Flashback

Anna to the Infinite Power (1983)

In Anna to the Infinite Power a child prodigy (Martha Byrne) with behavioral problems discovers she is one of several girls who were cloned from the DNA of a brilliant scientist.
In Anna to the Infinite Power a child prodigy (Martha Byrne) with behavioral problems discovers she is one of several girls who were cloned from the DNA of a brilliant scientist.

Anna to the Infinite Power

Anna to the Infinite Power

Director: Robert Wiemer

Cast: Martha Byrne, Dina Merrill, Donna Mitchell, Mark Patton, Jack Gilford

Rating: Not rated

Running time: 1 hour, 41 minutes

Remembered by: Brooke Greenberg. I live in Little Rock. I am a housewife and historian. At present I am editing the collected correspondence of Amanda Beardsley Trulock, who ran a plantation near Pine Bluff from 1845 through the Civil War.

My maternal grandmother rented Anna to the Infinite Power at Blockbuster Video in Texarkana on one of my visits in 1990 or '91. Anna Hart (Martha Byrne) is a 12-year-old girl whose technically precise piano playing lacks feeling. Anna shoplifts and gets migraines from flickering light, and she is one of those characters who only exist in science fiction: a child genius. An attractive older woman (Donna Mitchell) moves in across the street, takes an interest in Anna, and welcomes Anna into her house for piano lessons whose ostensible object is to help her learn to play with feeling. Through a series of exciting events that includes a North by Northwest-style airplane chase, Anna discovers that she is one of several clones of a brilliant scientist named Anna Zimmerman. Before Anna's discovery, her father and brother are unaware that she is a clone; only her aloof, aristocratic mother (Dina Merrill) and her creepy doctors know. Thanks to the piano lessons, Anna warms to her beautiful teacher and her brother, blows off her demanding schoolwork, shakes some of her bad habits, and begins to wear makeup. At the movie's climax we learn the unique verb for this process: Anna has begun to "individualate" and the people running the experiment aren't happy about it.

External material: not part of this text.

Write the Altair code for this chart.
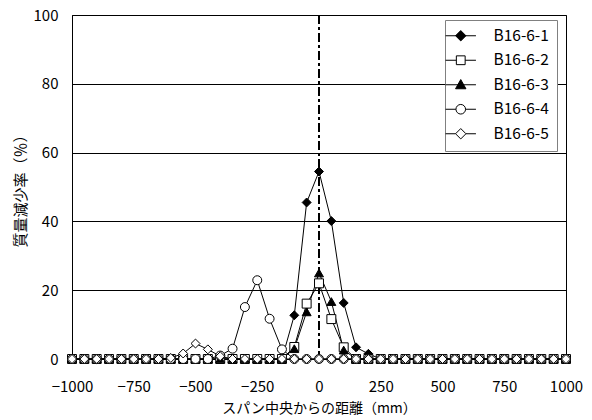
import altair as alt
import pandas as pd

# distance from span centre (mm)
positions = [-1000, -950, -900, -850, -800, -750, -700, -650, -600, -550,
             -500, -450, -400, -350, -300, -250, -200, -150, -100, -50,
             0, 50, 100, 150, 200, 250, 300, 350, 400, 450,
             500, 550, 600, 650, 700, 750, 800, 850, 900, 950, 1000]

series_names = ["B16-6-1", "B16-6-2", "B16-6-3", "B16-6-4", "B16-6-5"]

s1 = [0, 0, 0, 0, 0, 0, 0, 0, 0, 0,
      0, 0, 0, 0, 0, 0, 0, 0, 12.7, 45.5,
      54.5, 40.1, 16.3, 3.4, 1.5, 0, 0, 0, 0, 0,
      0, 0, 0, 0, 0, 0, 0, 0, 0, 0, 0]
s2 = [0, 0, 0, 0, 0, 0, 0, 0, 0, 0,
      0, 0, 0, 0, 0, 0, 0, 0, 3.5, 16.1,
      22.0, 11.6, 3.4, 0, 0, 0, 0, 0, 0, 0,
      0, 0, 0, 0, 0, 0, 0, 0, 0, 0, 0]
s3 = [0, 0, 0, 0, 0, 0, 0, 0, 0, 0,
      0, 0, 0, 0, 0, 0, 0, 0, 3.0, 13.7,
      25.0, 16.7, 2.6, 0, 0, 0, 0, 0, 0, 0,
      0, 0, 0, 0, 0, 0, 0, 0, 0, 0, 0]
s4 = [0, 0, 0, 0, 0, 0, 0, 0, 0, 0,
      0, 0, 1.0, 3.0, 15.1, 22.9, 11.7, 2.8, 0, 0,
      0, 0, 0, 0, 0, 0, 0, 0, 0, 0,
      0, 0, 0, 0, 0, 0, 0, 0, 0, 0, 0]
s5 = [0, 0, 0, 0, 0, 0, 0, 0, 0.3, 1.6,
      4.5, 2.8, 0.8, 0, 0, 0, 0, 0, 0, 0,
      0, 0, 0, 0, 0, 0, 0, 0, 0, 0,
      0, 0, 0, 0, 0, 0, 0, 0, 0, 0, 0]

x_ticks = [-1000, -750, -500, -250, 0, 250, 500, 750, 1000]
y_ticks = [0, 20, 40, 60, 80, 100]

rows = []
for name, vals in zip(series_names, [s1, s2, s3, s4, s5]):
    for i, (p, v) in enumerate(zip(positions, vals)):
        rows.append({"series": name, "pos": p, "val": v, "order": i})
df = pd.DataFrame(rows)

FONT = "Noto Sans CJK JP"

point_shapes = ["diamond", "square", "triangle-up", "circle", "diamond"]
fills = ["black", "white", "black", "white", "white"]
strokes = ["black", "black", "black", "black", "black"]

# legend symbols: line + marker
legend_shapes = [
    "M-3.8,0H3.8M0,-1.3L1.3,0L0,1.3L-1.3,0Z",
    "M-3.8,0H-1.1M1.1,0H3.8M-1.1,-1.1H1.1V1.1H-1.1Z",
    "M-3.8,0H3.8M0,-1.3L1.3,1.0L-1.3,1.0Z",
    "M-3.8,0H-1.2M1.2,0H3.8M-1.2,0A1.2,1.2,0,1,1,1.2,0A1.2,1.2,0,1,1,-1.2,0Z",
    "M-3.8,0H-1.3M1.3,0H3.8M0,-1.3L1.3,0L0,1.3L-1.3,0Z",
]

x_enc = alt.X("pos:Q", scale=alt.Scale(domain=[-1000, 1000], nice=False),
              axis=alt.Axis(values=x_ticks, title="スパン中央からの距離（mm）",
                            grid=False, ticks=False, labelPadding=20,
                            labelFlush=False, titleFontSize=14,
                            titlePadding=7, format="d"))
y_enc = alt.Y("val:Q", scale=alt.Scale(domain=[0, 100], nice=False),
              axis=alt.Axis(values=y_ticks, title="質量減少率（％）",
                            grid=True, ticks=False, labelPadding=14,
                            titleFontSize=15, titlePadding=5))

base = alt.Chart(df)

lines = base.mark_line(color="black", strokeWidth=1).encode(
    x=x_enc, y=y_enc, detail="series:N", order="order:Q"
)

points = base.mark_point(filled=True, stroke="black", strokeWidth=1, opacity=1, size=80).encode(
    x="pos:Q", y="val:Q",
    shape=alt.Shape("series:N", scale=alt.Scale(domain=series_names, range=point_shapes), legend=None),
    fill=alt.Fill("series:N", scale=alt.Scale(domain=series_names, range=fills), legend=None),
)

center = alt.Chart(pd.DataFrame({"pos": [0]})).mark_rule(
    color="black", strokeWidth=2, strokeDash=[9, 3, 3, 3]
).encode(x="pos:Q")


def legend_def():
    return alt.Legend(title=None, orient="none", legendX=373, legendY=5,
                      symbolSize=64, symbolStrokeColor="black",
                      symbolStrokeWidth=1, labelOffset=25,
                      labelFont=FONT, labelFontSize=15.5, labelColor="black",
                      rowPadding=7.5, padding=8,
                      strokeColor="#808080", fillColor="white")


legend_layer = base.transform_filter("false").mark_point(
    filled=True, strokeWidth=1, opacity=1
).encode(
    x="pos:Q", y="val:Q",
    shape=alt.Shape("series:N", scale=alt.Scale(domain=series_names, range=legend_shapes),
                    legend=legend_def()),
    fill=alt.Fill("series:N", scale=alt.Scale(domain=series_names, range=fills),
                  legend=legend_def()),
    stroke=alt.Stroke("series:N", scale=alt.Scale(domain=series_names, range=strokes),
                      legend=legend_def()),
)

chart = alt.layer(lines, center, points, legend_layer).resolve_scale(
    shape="independent", fill="independent", stroke="independent"
).properties(
    width=494, height=344,
    autosize=alt.AutoSizeParams(type="none"),
    padding={"left": 72, "top": 15, "right": 26, "bottom": 61},
    background="white",
).configure_view(
    stroke="black", strokeWidth=1
).configure_axis(
    labelFont=FONT, titleFont=FONT, labelFontSize=15,
    labelColor="black", titleColor="black", domainColor="black",
    gridColor="black", gridWidth=1, gridOpacity=1, titleFontWeight="normal",
)

chart.save("out.html", embed_options={"renderer": "svg", "actions": False})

I searched for this movie off and on for years after I first watched it in my grandparents' living room in Texarkana. My search was hindered by a poor memory for mathematical terms: instead of Anna to the Infinite Power, I remembered its title as Anna, Anna. When I finally found it last year, it was streaming on a service we subscribe to, so it must have fans somewhere. Its dialogue is purely, thoroughly bad. Whether or not Anna to the Infinite Power is technically camp is a question I will leave to the experts. There are two moments in which characters fondly accuse each other of reciting cliches. I don't know if that counts as self-awareness. But in spite of its rich badness, the movie held my attention again. Anna's relationship with her across-the-street piano teacher addresses some undefinable need probably familiar to anyone who was ever a 12-year-old girl.